— begin Provided material —

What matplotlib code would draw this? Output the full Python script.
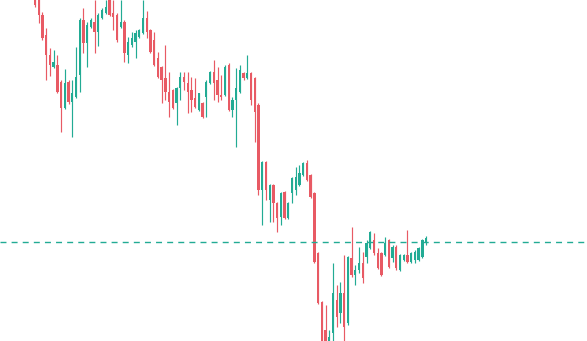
import numpy as np
import matplotlib
matplotlib.use('Agg')
import matplotlib.pyplot as plt

# candle prices (arbitrary price units)
opens = [355, 350, 335, 315, 295, 283, 285, 268, 242, 268, 248, 253, 275, 330, 307, 323, 328, 318, 332, 337,
         350, 337, 335, 323, 328, 295, 305, 308, 313, 317, 332, 320, 310, 292, 283, 272, 258, 260, 247, 262,
         273, 267, 260, 252, 240, 247, 253, 267, 278, 270, 255, 255, 285, 240, 250, 258, 277, 272, 277, 272,
         245, 160, 188, 150, 165, 147, 133, 158, 132, 157, 160, 165, 175, 187, 175, 157, 97, 48, 20, 7,
         17, 50, 37, 57, 27, 92, 75, 80, 87, 93, 102, 110, 97, 97, 95, 110, 92, 103, 80, 90,
         95, 88, 90, 90, 93, 107]
highs = [360, 353, 338, 322, 302, 300, 295, 270, 281, 270, 270, 303, 332, 342, 328, 332, 350, 337, 342, 350,
         355, 350, 337, 350, 330, 313, 318, 320, 321, 350, 339, 321, 318, 298, 284, 305, 278, 261, 263, 278,
         278, 278, 273, 272, 257, 248, 270, 279, 290, 283, 275, 285, 287, 253, 282, 285, 278, 295, 278, 273,
         247, 189, 189, 166, 166, 148, 158, 159, 148, 173, 183, 185, 188, 190, 176, 158, 98, 49, 45, 20,
         87, 65, 68, 95, 94, 123, 85, 103, 98, 110, 119, 117, 102, 98, 113, 111, 105, 105, 96, 96,
         120, 98, 100, 103, 111, 114]
lows = [343, 327, 310, 270, 274, 282, 257, 218, 241, 246, 213, 252, 258, 297, 283, 322, 297, 304, 331, 336,
        334, 320, 308, 322, 288, 287, 303, 292, 312, 316, 312, 297, 284, 272, 247, 250, 233, 241, 225, 250,
        260, 237, 238, 242, 239, 232, 233, 266, 250, 248, 250, 254, 239, 233, 203, 257, 270, 271, 245, 208,
        155, 125, 150, 128, 128, 118, 125, 131, 131, 147, 155, 164, 174, 169, 152, 87, 46, 5, 5, 5,
        5, 23, 27, 5, 25, 73, 65, 77, 67, 87, 101, 95, 81, 74, 94, 82, 88, 80, 79, 89,
        87, 87, 87, 89, 92, 105]
closes = [345, 335, 312, 295, 285, 288, 258, 242, 267, 248, 257, 273, 330, 307, 325, 330, 318, 335, 340, 343,
          335, 333, 310, 328, 297, 308, 312, 317, 320, 332, 318, 298, 285, 273, 270, 258, 248, 242, 262, 273,
          268, 258, 250, 243, 257, 233, 268, 278, 267, 255, 253, 283, 240, 250, 262, 280, 272, 277, 250, 238,
          160, 188, 160, 165, 147, 132, 157, 132, 147, 172, 173, 177, 187, 170, 153, 88, 47, 7, 8, 13,
          57, 33, 57, 23, 93, 75, 80, 87, 72, 107, 118, 97, 82, 75, 107, 83, 103, 82, 95, 95,
          88, 97, 98, 102, 110, 112]
level = 108.5

up_col = '#22ab94'
down_col = '#e85a64'

o = np.array(opens)
h = np.array(highs)
l = np.array(lows)
c = np.array(closes)
x = np.arange(len(o))
cols = [up_col if cc >= oo else down_col for oo, cc in zip(o, c)]

fig = plt.figure(figsize=(5.87, 3.41), dpi=100)
ax = fig.add_axes([0, 0, 1, 1])

ax.vlines(x, l, h, colors=cols, linewidth=0.85)
body_h = np.abs(c - o)
body_h = np.where(body_h < 1.0, 1.0, body_h)
ax.bar(x, body_h, bottom=np.minimum(o, c), width=0.62, color=cols, linewidth=0)

ax.axhline(level, color=up_col, linestyle=(0, (4.3, 3.7)), linewidth=1.0)

ax.set_xlim(-9.4, 148.2)
ax.set_ylim(9, 350)
ax.axis('off')

fig.savefig('out.png', dpi=100, facecolor='white')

— end Provided material —

What this task involves :: Reproduce all of the material above word for word. Omit the pictures.

Problem solution ::
What matplotlib code would draw this? Output the full Python script.
import numpy as np
import matplotlib
matplotlib.use('Agg')
import matplotlib.pyplot as plt

# candle prices (arbitrary price units)
opens = [355, 350, 335, 315, 295, 283, 285, 268, 242, 268, 248, 253, 275, 330, 307, 323, 328, 318, 332, 337,
         350, 337, 335, 323, 328, 295, 305, 308, 313, 317, 332, 320, 310, 292, 283, 272, 258, 260, 247, 262,
         273, 267, 260, 252, 240, 247, 253, 267, 278, 270, 255, 255, 285, 240, 250, 258, 277, 272, 277, 272,
         245, 160, 188, 150, 165, 147, 133, 158, 132, 157, 160, 165, 175, 187, 175, 157, 97, 48, 20, 7,
         17, 50, 37, 57, 27, 92, 75, 80, 87, 93, 102, 110, 97, 97, 95, 110, 92, 103, 80, 90,
         95, 88, 90, 90, 93, 107]
highs = [360, 353, 338, 322, 302, 300, 295, 270, 281, 270, 270, 303, 332, 342, 328, 332, 350, 337, 342, 350,
         355, 350, 337, 350, 330, 313, 318, 320, 321, 350, 339, 321, 318, 298, 284, 305, 278, 261, 263, 278,
         278, 278, 273, 272, 257, 248, 270, 279, 290, 283, 275, 285, 287, 253, 282, 285, 278, 295, 278, 273,
         247, 189, 189, 166, 166, 148, 158, 159, 148, 173, 183, 185, 188, 190, 176, 158, 98, 49, 45, 20,
         87, 65, 68, 95, 94, 123, 85, 103, 98, 110, 119, 117, 102, 98, 113, 111, 105, 105, 96, 96,
         120, 98, 100, 103, 111, 114]
lows = [343, 327, 310, 270, 274, 282, 257, 218, 241, 246, 213, 252, 258, 297, 283, 322, 297, 304, 331, 336,
        334, 320, 308, 322, 288, 287, 303, 292, 312, 316, 312, 297, 284, 272, 247, 250, 233, 241, 225, 250,
        260, 237, 238, 242, 239, 232, 233, 266, 250, 248, 250, 254, 239, 233, 203, 257, 270, 271, 245, 208,
        155, 125, 150, 128, 128, 118, 125, 131, 131, 147, 155, 164, 174, 169, 152, 87, 46, 5, 5, 5,
        5, 23, 27, 5, 25, 73, 65, 77, 67, 87, 101, 95, 81, 74, 94, 82, 88, 80, 79, 89,
        87, 87, 87, 89, 92, 105]
closes = [345, 335, 312, 295, 285, 288, 258, 242, 267, 248, 257, 273, 330, 307, 325, 330, 318, 335, 340, 343,
          335, 333, 310, 328, 297, 308, 312, 317, 320, 332, 318, 298, 285, 273, 270, 258, 248, 242, 262, 273,
          268, 258, 250, 243, 257, 233, 268, 278, 267, 255, 253, 283, 240, 250, 262, 280, 272, 277, 250, 238,
          160, 188, 160, 165, 147, 132, 157, 132, 147, 172, 173, 177, 187, 170, 153, 88, 47, 7, 8, 13,
          57, 33, 57, 23, 93, 75, 80, 87, 72, 107, 118, 97, 82, 75, 107, 83, 103, 82, 95, 95,
          88, 97, 98, 102, 110, 112]
level = 108.5

up_col = '#22ab94'
down_col = '#e85a64'

o = np.array(opens)
h = np.array(highs)
l = np.array(lows)
c = np.array(closes)
x = np.arange(len(o))
cols = [up_col if cc >= oo else down_col for oo, cc in zip(o, c)]

fig = plt.figure(figsize=(5.87, 3.41), dpi=100)
ax = fig.add_axes([0, 0, 1, 1])

ax.vlines(x, l, h, colors=cols, linewidth=0.85)
body_h = np.abs(c - o)
body_h = np.where(body_h < 1.0, 1.0, body_h)
ax.bar(x, body_h, bottom=np.minimum(o, c), width=0.62, color=cols, linewidth=0)

ax.axhline(level, color=up_col, linestyle=(0, (4.3, 3.7)), linewidth=1.0)

ax.set_xlim(-9.4, 148.2)
ax.set_ylim(9, 350)
ax.axis('off')

fig.savefig('out.png', dpi=100, facecolor='white')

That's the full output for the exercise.